- Directed by: John Cardos
- Screenplay by: Wayne Schmidt J. Larry Carroll David Schmoeller
- Story by: Steve Neill
- Produced by: Charles Band Paul Gentry Steve Neill Wayne Schmidt
- Starring: Jim Davis Dorothy Malone Christopher Mitchum Marcy Lafferty Scott Kolden Natasha Ryan
- Narrated by: Jim Davis
- Cinematography: John Arthur Morrill
- Edited by: Ted Nicolaou
- Music by: Richard Band
- Distributed by: Compass International Pictures
- Release date: November 1980;
- Running time: 79 minutes
- Country: United States
- Language: English
- Budget: est. $600,000

= The Day Time Ended =

The Day Time Ended is a 1980 American science fiction film directed by John 'Bud' Cardos and starring Jim Davis, Christopher Mitchum and Dorothy Malone.

==Plot==
The film opens with an unseen narrator stating that time is not as we normally think of it, and that yesterday, today and tomorrow are constantly with us.

A father and his elder son, an architect, welcome back the rest of their family from an extended vacation to a new, state-of-the-art home away from Los Angeles in the Sonoran Desert.
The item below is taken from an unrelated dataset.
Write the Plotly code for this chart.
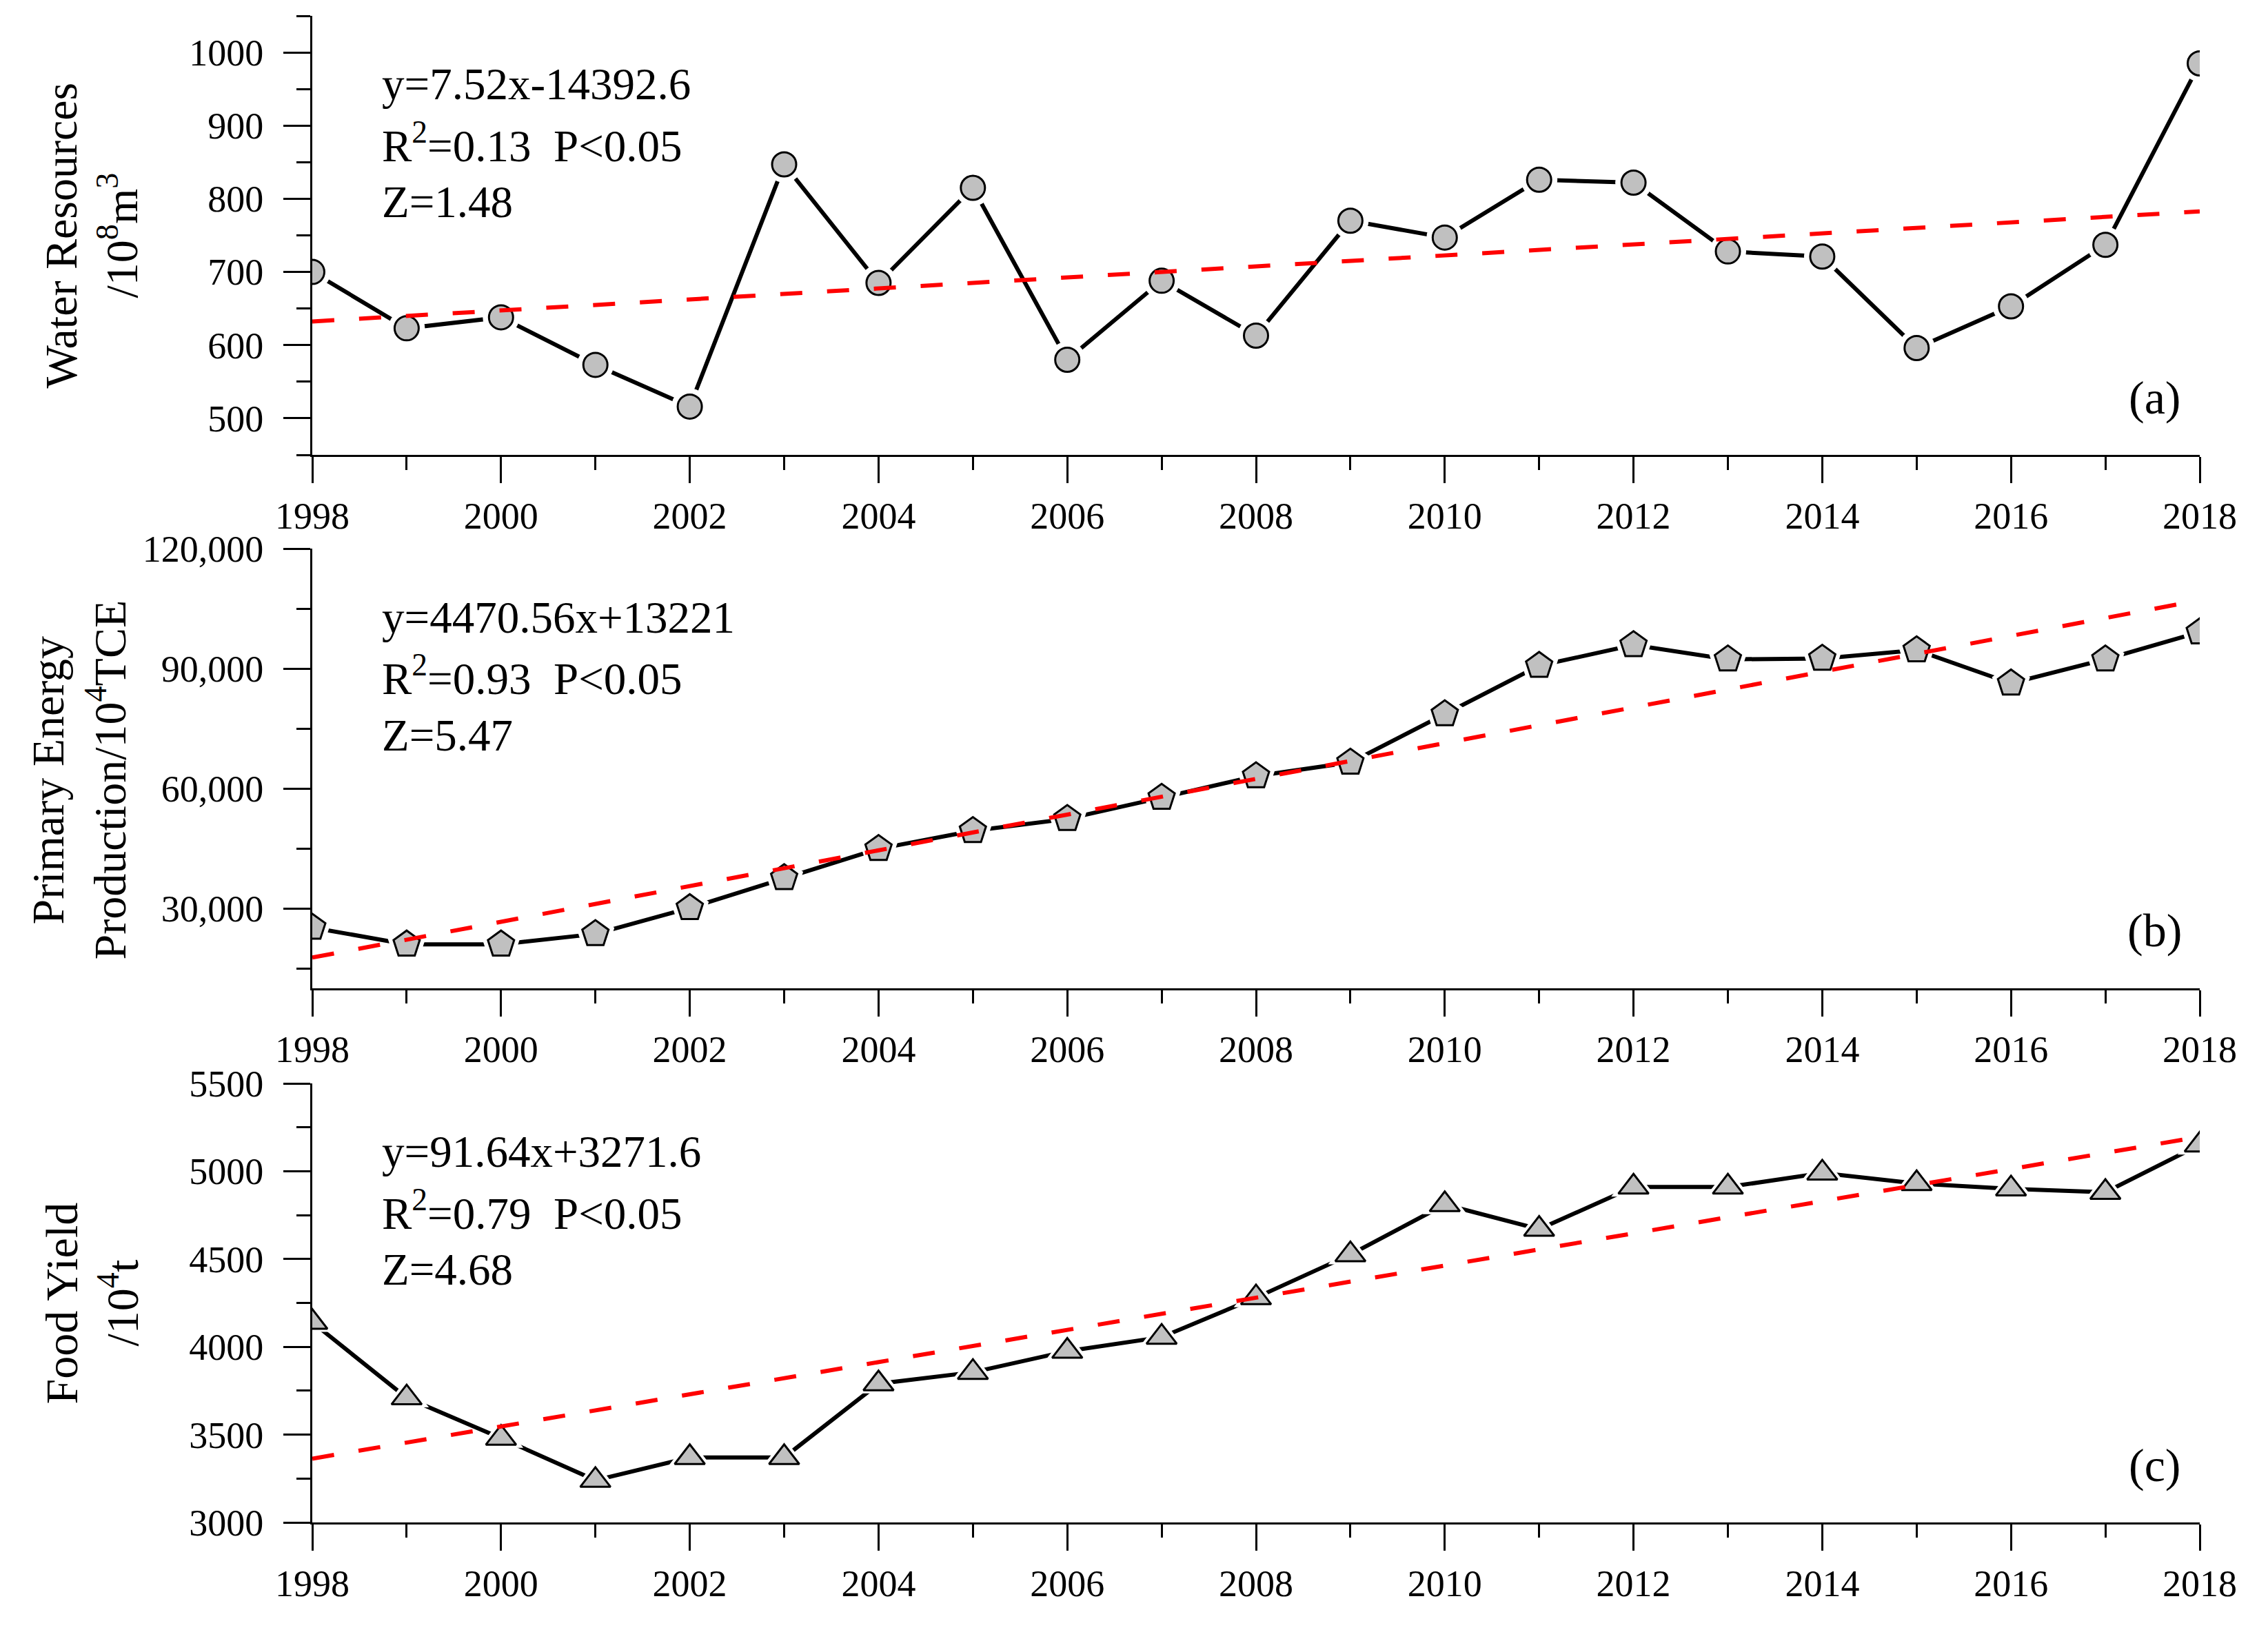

They are disturbed to find the interior in disarray, and suspect a break-in, though nothing is missing. Then there are news reports of a spectacular triple supernova, and the young granddaughter sees a strange, glowing construction behind the barn, which is not there when the adults investigate. The elder son then leaves for the city, where he has some important work to complete.
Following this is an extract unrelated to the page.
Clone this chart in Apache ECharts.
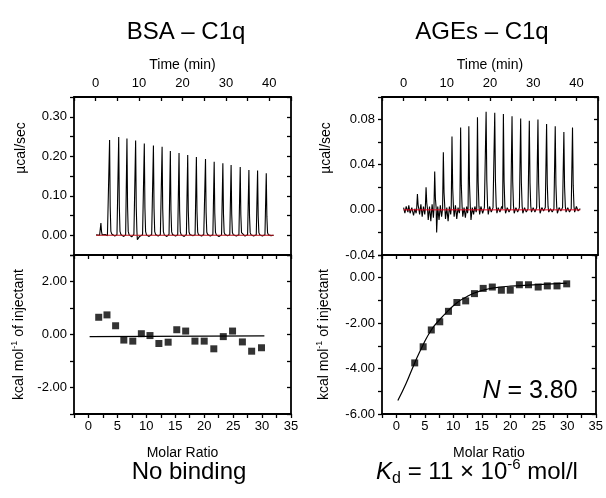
<!DOCTYPE html>
<html>
<head>
<meta charset="utf-8">
<title>ITC BSA / AGEs - C1q</title>
<script src="https://cdn.jsdelivr.net/npm/echarts@6/dist/echarts.min.js"></script>
<style>
html,body{margin:0;padding:0;background:#fff;}
#chart{width:606px;height:498px;}
</style>
</head>
<body>
<div id="chart"></div>
<script>
// ---- tick labels ----
var timeTicks = [0, 10, 20, 30, 40];
var molarTicks = [0, 5, 10, 15, 20, 25, 30, 35];
var bsaPowerTicks = [0, 0.1, 0.2, 0.3];
var agesPowerTicks = [-0.04, 0, 0.04, 0.08];
var bsaHeatTicks = [-2, 0, 2];
var agesHeatTicks = [-6, -4, -2, 0];

// ---- BSA - C1q raw thermogram (min, ucal/sec) ----
var bsaPeakTime = [1.2, 3.2, 5.3, 7.2, 9.2, 11.2, 13.3, 15.3, 17.2, 19.2, 21.2, 23.2, 25.3, 27.3, 29.3, 31.2, 33.3, 35.3, 37.3, 39.3];
var bsaPeakHeight = [0.031, 0.241, 0.249, 0.245, 0.240, 0.232, 0.227, 0.224, 0.213, 0.208, 0.203, 0.198, 0.193, 0.186, 0.182, 0.178, 0.173, 0.165, 0.164, 0.157];
var bsaNoise = [[0.1,0.001],[0.5,-0.002],[0.9,0.000],[1.7,-0.003],[2.2,0.002],[2.7,-0.001],[3.7,0.003],[4.4,-0.002],[4.9,0.001],
  [5.8,0.002],[6.4,-0.003],[6.9,0.001],[7.7,0.001],[8.3,-0.004],[8.8,0.002],[9.6,-0.011],[10.1,-0.003],[10.8,0.001],
  [11.7,0.001],[12.3,-0.003],[12.9,0.002],[13.8,0.002],[14.4,-0.002],[14.9,0.001],[15.8,0.001],[16.4,-0.003],[16.9,0.002],
  [17.7,0.002],[18.4,-0.002],[18.9,0.001],[19.7,0.001],[20.4,-0.003],[20.9,0.002],[21.7,0.002],[22.4,-0.001],[22.9,0.001],
  [23.7,0.001],[24.4,-0.002],[24.9,0.002],[25.8,0.002],[26.4,-0.002],[27.0,0.001],[27.8,0.001],[28.4,-0.003],[29.0,0.001],
  [29.8,0.002],[30.4,-0.001],[30.9,0.001],[31.7,0.001],[32.4,-0.002],[33.0,0.001],[33.8,0.002],[34.4,-0.002],[35.0,0.001],
  [35.8,0.001],[36.4,-0.002],[37.0,0.001],[37.8,0.001],[38.4,-0.002],[39.0,0.001],[39.8,0.001],[40.4,-0.001],[41.0,0.000]];
var bsaBaseTime = [0.1, 41.0];
var bsaBaseValue = [0, 0];

// ---- BSA - C1q integrated heats (molar ratio, kcal/mol) ----
var bsaRatio = [1.77, 3.2, 4.69, 6.11, 7.66, 9.14, 10.63, 12.17, 13.77, 15.26, 16.8, 18.4, 20.0, 21.66, 23.3, 24.9, 26.6, 28.2, 29.9];
var bsaHeat = [0.65, 0.74, 0.33, -0.21, -0.25, 0.03, -0.04, -0.34, -0.29, 0.18, 0.13, -0.25, -0.25, -0.54, -0.08, 0.13, -0.28, -0.63, -0.50];
var bsaFitRatio = [0.2, 30.4];
var bsaFitHeat = [-0.08, -0.05];

// ---- AGEs - C1q raw thermogram ----
var agesPeakTime = [3.2, 5.2, 7.2, 9.2, 11.2, 13.2, 15.1, 17.1, 19.1, 21.1, 23.1, 25.1, 27.1, 29.1, 31.1, 33.1, 35.1, 37.1, 39.1];
var agesPeakHeight = [0.014, 0.020, 0.034, 0.051, 0.065, 0.073, 0.074, 0.082, 0.087, 0.086, 0.085, 0.083, 0.081, 0.079, 0.080, 0.076, 0.074, 0.069, 0.073];
var agesNoise = [[0.0,0.002],[0.3,-0.003],[0.6,0.003],[1.0,-0.002],[1.2,0.004],[1.5,-0.003],[1.9,0.002],[2.3,-0.005],[2.6,0.001],[2.9,-0.003],
  [3.7,-0.004],[4.0,0.005],[4.3,-0.006],[4.6,0.003],[4.9,-0.004],
  [5.7,-0.009],[6.0,0.003],[6.3,-0.010],[6.6,0.005],[6.9,-0.007],
  [7.65,-0.020],[7.9,0.003],[8.2,-0.009],[8.5,0.004],[8.8,-0.006],
  [9.7,-0.008],[10.0,0.002],[10.3,-0.010],[10.6,0.003],[10.9,-0.004],
  [11.7,-0.006],[12.0,0.004],[12.3,-0.008],[12.6,0.002],[12.9,-0.003],
  [13.7,-0.006],[14.0,0.002],[14.3,-0.007],[14.6,0.003],[14.8,-0.003],
  [15.6,-0.009],[15.9,0.002],[16.2,-0.004],[16.5,0.003],[16.8,-0.002],
  [17.6,-0.004],[17.9,0.003],[18.3,-0.003],[18.7,0.002],
  [19.6,-0.004],[19.9,0.003],[20.3,-0.002],[20.7,0.002],
  [21.6,-0.003],[21.9,0.002],[22.3,-0.002],[22.7,0.003],
  [23.6,-0.003],[24.0,0.002],[24.4,-0.002],[24.8,0.001],
  [25.6,-0.003],[26.0,0.002],[26.4,-0.002],[26.8,0.002],
  [27.6,-0.003],[28.0,0.002],[28.4,-0.002],[28.8,0.001],
  [29.6,-0.002],[30.0,0.002],[30.4,-0.002],[30.8,0.002],
  [31.6,-0.003],[32.0,0.002],[32.4,-0.001],[32.8,0.002],
  [33.6,-0.002],[34.0,0.001],[34.4,-0.002],[34.8,0.001],
  [35.6,-0.003],[36.0,0.002],[36.4,-0.001],[36.8,0.002],
  [37.6,-0.002],[38.0,0.002],[38.4,-0.002],[38.8,0.001],
  [39.6,-0.002],[40.0,0.003],[40.4,-0.001],[40.9,0.001]];
var agesBaseTime = [0.0, 40.9];
var agesBaseValue = [0, 0];

// ---- AGEs - C1q integrated heats ----
var agesRatio = [3.24, 4.72, 6.15, 7.63, 9.16, 10.64, 12.18, 13.72, 15.25, 16.85, 18.44, 20.0, 21.6, 23.2, 24.9, 26.5, 28.2, 29.9];
var agesHeat = [-3.75, -3.04, -2.30, -1.94, -1.48, -1.09, -1.02, -0.70, -0.47, -0.41, -0.55, -0.55, -0.31, -0.31, -0.41, -0.36, -0.36, -0.27];
var agesFitRatio = [0.28, 1.7, 3.24, 4.7, 6.15, 7.6, 9.16, 10.6, 12.2, 13.7, 15.25, 16.85, 20.0, 23.2, 26.5, 29.9];
var agesFitHeat = [-5.41, -4.67, -3.75, -2.96, -2.30, -1.85, -1.44, -1.11, -0.86, -0.67, -0.55, -0.46, -0.37, -0.33, -0.28, -0.24];

var FONT = 'Liberation Sans, Arial, sans-serif';

function pairs(xs, ys) {
  var out = [];
  for (var i = 0; i < xs.length; i++) out.push([xs[i], ys[i]]);
  return out;
}

// spikes from peak time/height, baseline noise in between
function thermogram(times, heights, noise, before, after) {
  var pts = [];
  for (var i = 0; i < noise.length; i++) {
    var t = noise[i][0], keep = true;
    for (var j = 0; j < times.length; j++) {
      if (t > times[j] - before && t < times[j] + after) { keep = false; break; }
    }
    if (keep) pts.push(noise[i]);
  }
  for (var k = 0; k < times.length; k++) {
    var p = times[k], h = heights[k];
    pts.push([p - before * 0.7, 0.001]);
    pts.push([p, h]);
    pts.push([p + after * 0.4, h * 0.3]);
    pts.push([p + after * 0.85, h * 0.04]);
  }
  pts.sort(function (a, b) { return a[0] - b[0]; });
  return pts;
}

function tickFmt(list, digits) {
  return function (v) {
    for (var i = 0; i < list.length; i++) {
      if (Math.abs(v - list[i]) < 1e-6) return list[i].toFixed(digits);
    }
    return '';
  };
}

var frame = { show: true, onZero: false, lineStyle: { color: '#000', width: 1.8 } };
var tickOut = { show: true, inside: false, length: 4, lineStyle: { color: '#000', width: 1.3 } };
var tickIn = { show: true, inside: true, length: 4, lineStyle: { color: '#000', width: 1.3 } };
var nameStyle = { color: '#000', fontSize: 14, fontFamily: FONT };
var ylabStyle = {
  color: '#000', fontSize: 14, fontFamily: FONT,
  rich: {
    t: { fontSize: 14, fontFamily: FONT, color: '#000', lineHeight: 18 },
    s: { fontSize: 9, fontFamily: FONT, color: '#000', lineHeight: 9, verticalAlign: 'top' }
  }
};

function timeAxis(g) {
  return { type: 'value', gridIndex: g, position: 'top', min: -5, max: 45, interval: 5,
    name: 'Time (min)', nameLocation: 'middle', nameGap: 25, nameTextStyle: nameStyle,
    axisLine: frame, axisTick: tickIn, splitLine: { show: false },
    axisLabel: { show: true, margin: 7, formatter: tickFmt(timeTicks, 0), color: '#000', fontSize: 13, fontFamily: FONT } };
}
function plainX(g, pos, min, max, iv, ticks) {
  return { type: 'value', gridIndex: g, position: pos, min: min, max: max, interval: iv,
    axisLine: frame, axisTick: ticks, axisLabel: { show: false }, splitLine: { show: false } };
}
function molarAxis(g) {
  return { type: 'value', gridIndex: g, position: 'bottom', min: -2.5, max: 35, interval: 2.5,
    name: 'Molar Ratio', nameLocation: 'middle', nameGap: 32, nameTextStyle: nameStyle,
    axisLine: frame, axisTick: tickOut, splitLine: { show: false },
    axisLabel: { show: true, margin: 6, formatter: tickFmt(molarTicks, 0), color: '#000', fontSize: 13, fontFamily: FONT } };
}
function leftY(g, min, max, iv, list, name, gap) {
  return { type: 'value', gridIndex: g, position: 'left', min: min, max: max, interval: iv,
    name: name, nameLocation: 'middle', nameGap: gap, nameTextStyle: ylabStyle,
    axisLine: frame, axisTick: tickOut, splitLine: { show: false },
    axisLabel: { show: true, margin: 7, formatter: tickFmt(list, 2), color: '#000', fontSize: 13, fontFamily: FONT } };
}
function rightY(g, min, max, iv) {
  return { type: 'value', gridIndex: g, position: 'right', min: min, max: max, interval: iv,
    axisLine: frame, axisTick: tickIn, axisLabel: { show: false }, splitLine: { show: false } };
}

var heatName = '{t|kcal mol}{s|-1}{t| of injectant}';

function vlabel(x, y, text) {
  return { type: 'text', x: x, y: y, rotation: Math.PI / 2,
    style: { text: text, fontSize: 14, fontFamily: FONT, fill: '#000', align: 'center', verticalAlign: 'middle' } };
}

var chart = echarts.init(document.getElementById('chart'), null, { renderer: 'canvas' });
chart.setOption({
  animation: false,
  backgroundColor: '#fff',
  textStyle: { fontFamily: FONT },
  grid: [
    { left: 74, top: 97, width: 217, height: 158 },
    { left: 74, top: 255, width: 217, height: 159 },
    { left: 382, top: 97, width: 216, height: 158 },
    { left: 382, top: 255, width: 216, height: 159 }
  ],
  xAxis: [
    timeAxis(0),
    plainX(0, 'bottom', -5, 45, 5, { show: false }),
    molarAxis(1),
    plainX(1, 'top', -2.5, 35, 2.5, tickIn),
    timeAxis(2),
    plainX(2, 'bottom', -5, 45, 5, { show: false }),
    molarAxis(3),
    plainX(3, 'top', -2.5, 35, 2.5, tickIn)
  ],
  yAxis: [
    leftY(0, -0.05, 0.35, 0.05, bsaPowerTicks, '', 46),
    rightY(0, -0.05, 0.35, 0.05),
    leftY(1, -3, 3, 1, bsaHeatTicks, heatName, 46),
    rightY(1, -3, 3, 1),
    leftY(2, -0.04, 0.10, 0.02, agesPowerTicks, '', 49),
    rightY(2, -0.04, 0.10, 0.02),
    leftY(3, -6, 1, 1, agesHeatTicks, heatName, 49),
    rightY(3, -6, 1, 1)
  ],
  series: [
    { type: 'line', xAxisIndex: 0, yAxisIndex: 0, showSymbol: false, silent: true,
      lineStyle: { color: '#000', width: 1.1 }, data: thermogram(bsaPeakTime, bsaPeakHeight, bsaNoise, 0.2, 0.35) },
    { type: 'line', xAxisIndex: 0, yAxisIndex: 0, showSymbol: false, silent: true,
      lineStyle: { color: '#c0141e', width: 1 }, data: pairs(bsaBaseTime, bsaBaseValue) },
    { type: 'line', xAxisIndex: 2, yAxisIndex: 2, showSymbol: false, silent: true,
      lineStyle: { color: '#000', width: 1.2 }, data: pairs(bsaFitRatio, bsaFitHeat) },
    { type: 'scatter', xAxisIndex: 2, yAxisIndex: 2, symbol: 'rect', symbolSize: 7,
      itemStyle: { color: '#000' }, data: pairs(bsaRatio, bsaHeat) },
    { type: 'line', xAxisIndex: 4, yAxisIndex: 4, showSymbol: false, silent: true,
      lineStyle: { color: '#000', width: 1.1 }, data: thermogram(agesPeakTime, agesPeakHeight, agesNoise, 0.25, 0.4) },
    { type: 'line', xAxisIndex: 4, yAxisIndex: 4, showSymbol: false, silent: true,
      lineStyle: { color: '#e8001c', width: 1 }, data: pairs(agesBaseTime, agesBaseValue) },
    { type: 'line', xAxisIndex: 6, yAxisIndex: 6, showSymbol: false, silent: true, smooth: true,
      lineStyle: { color: '#000', width: 1.2 }, data: pairs(agesFitRatio, agesFitHeat) },
    { type: 'scatter', xAxisIndex: 6, yAxisIndex: 6, symbol: 'rect', symbolSize: 7,
      itemStyle: { color: '#000' }, data: pairs(agesRatio, agesHeat) }
  ],
  graphic: [
    vlabel(21, 148, '\u00b5cal/sec'),
    vlabel(326, 148, '\u00b5cal/sec'),
    { type: 'text', x: 186, y: 32, style: { text: 'BSA \u2013 C1q', fontSize: 24, fontFamily: FONT, fill: '#000', align: 'center', verticalAlign: 'middle' } },
    { type: 'text', x: 482, y: 32, style: { text: 'AGEs \u2013 C1q', fontSize: 24, fontFamily: FONT, fill: '#000', align: 'center', verticalAlign: 'middle' } },
    { type: 'text', x: 189, y: 472, style: { text: 'No binding', fontSize: 24, fontFamily: FONT, fill: '#000', align: 'center', verticalAlign: 'middle' } },
    { type: 'text', x: 477, y: 472, style: {
      text: '{i|K}{sub|d}{n| = 11 \u00d7 10}{sup|-6}{n| mol/l}', align: 'center', verticalAlign: 'middle',
      rich: {
        i: { fontSize: 24, fontFamily: FONT, fontStyle: 'italic', fill: '#000', lineHeight: 30 },
        n: { fontSize: 24, fontFamily: FONT, fill: '#000', lineHeight: 30 },
        sub: { fontSize: 16, fontFamily: FONT, fill: '#000', lineHeight: 16, verticalAlign: 'bottom' },
        sup: { fontSize: 15, fontFamily: FONT, fill: '#000', lineHeight: 15, verticalAlign: 'top' }
      } } },
    { type: 'text', x: 530, y: 391, style: {
      text: '{i|N}{n| = 3.80}', align: 'center', verticalAlign: 'middle',
      rich: {
        i: { fontSize: 25, fontFamily: FONT, fontStyle: 'italic', fill: '#000' },
        n: { fontSize: 25, fontFamily: FONT, fill: '#000' }
      } } }
  ]
});
</script>
</body>
</html>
Later in the evening, UFOs are seen soaring overhead, and appear to land in the nearby hills. The family experience problems with their electrical power, and the granddaughter sees and has a telepathic encounter with a tiny glowing green humanoid figure. The mother, too, sees one of these diminutive creatures beckoning to her, but she ignores it and it soon vanishes.

The father, while trying to start the car, sees a strange creature approaching in the distance, and he goes inside the house to warn his family. Afterward, two gigantic reptilian creatures appear and fight each other to the death right outside the house. These creatures, along with a small flying craft that resembles a camera, try to break into the house, but eventually they disappear. The father speculates that they have somehow fallen into a warp in spacetime.

The family decide to pack up and get away from the house to the city for the night, but the car will not start, so they decide to walk. Meanwhile, the elder son, who has been unable to contact them because the phones are not working, begins to make his way back home, but the sight of more UFOs causes him to crash his car, so he begins to walk back. The rest of the family, also out in the desert, become separated: the grandparents and their younger son from the daughter-in-law and the granddaughter.

After some time, the entire family is reunited, and from the top of a rise they see in the distance a gleaming domed city. They walk on to seek refuge there.

==Cast==

- Jim Davis as Grant Williams
- Dorothy Malone as Ana Williams
- Christopher Mitchum as Richard Williams
- Marcy Lafferty as Beth Williams
- Scott Kolden as Steve Williams
- Natasha Ryan as Jenny Williams
- Roberto Contreras as Gas Station Attendant

==Production==
The film was originally conceived by script writers Steve Neill, Paul Gentry, and Wayne Schmidt. The three offered a script for another project to producer Charles Band, who thought it was too expensive to make but offered to produce a science-fiction film if it was based in one or two locations. The music score was done by Richard Band, Charles' brother. It was his first orchestral score, going to London to record with New London Symphony. Between 45 and 50 minutes of music was recorded during the six hour session. Months later, record label Varèse Sarabande contacted Band to make it a digital album, making it the first digital soundtrack ever released, beating out Star Trek: The Motion Picture by two weeks.

==Release==
The movie was released on video cassette in 1997 under Charles Bands' Full Moon Studios as part of their "Cult Video" collection.

==Reception==

In Creature Feature, the movie received 2 out of 5 stars, finding the effects nice and the cast watchable, but the story slight. Bill Warren from Fantasy Newsletter criticized the film for having no story coherence, and spoke negatively of the stop-motion animation for having the wrong "movement-to-frame ratio", making the final result look like it was shot underwater. TV Guide gave it one star, calling it "derivative" and "overly ambitious" while giving specific criticism towards its special effects and stop-motion animations. Alan Jones for Radio Times also gave it one star, comparing the special effects to cardboard while calling the movie a "crudely assembled affair". In 1980, Marcy Lafferty was nominated for "Best Supporting Actress" at the 7th Saturn Awards, but lost to Veronica Cartwright for Alien.

Director John "Bud" Cardos did not speak favorably of his experience making the film and considers it to be the worst film he directed.

==Mystery Science Theater 3000==
The film is one of six movies featured in Season 12 of Mystery Science Theater 3000.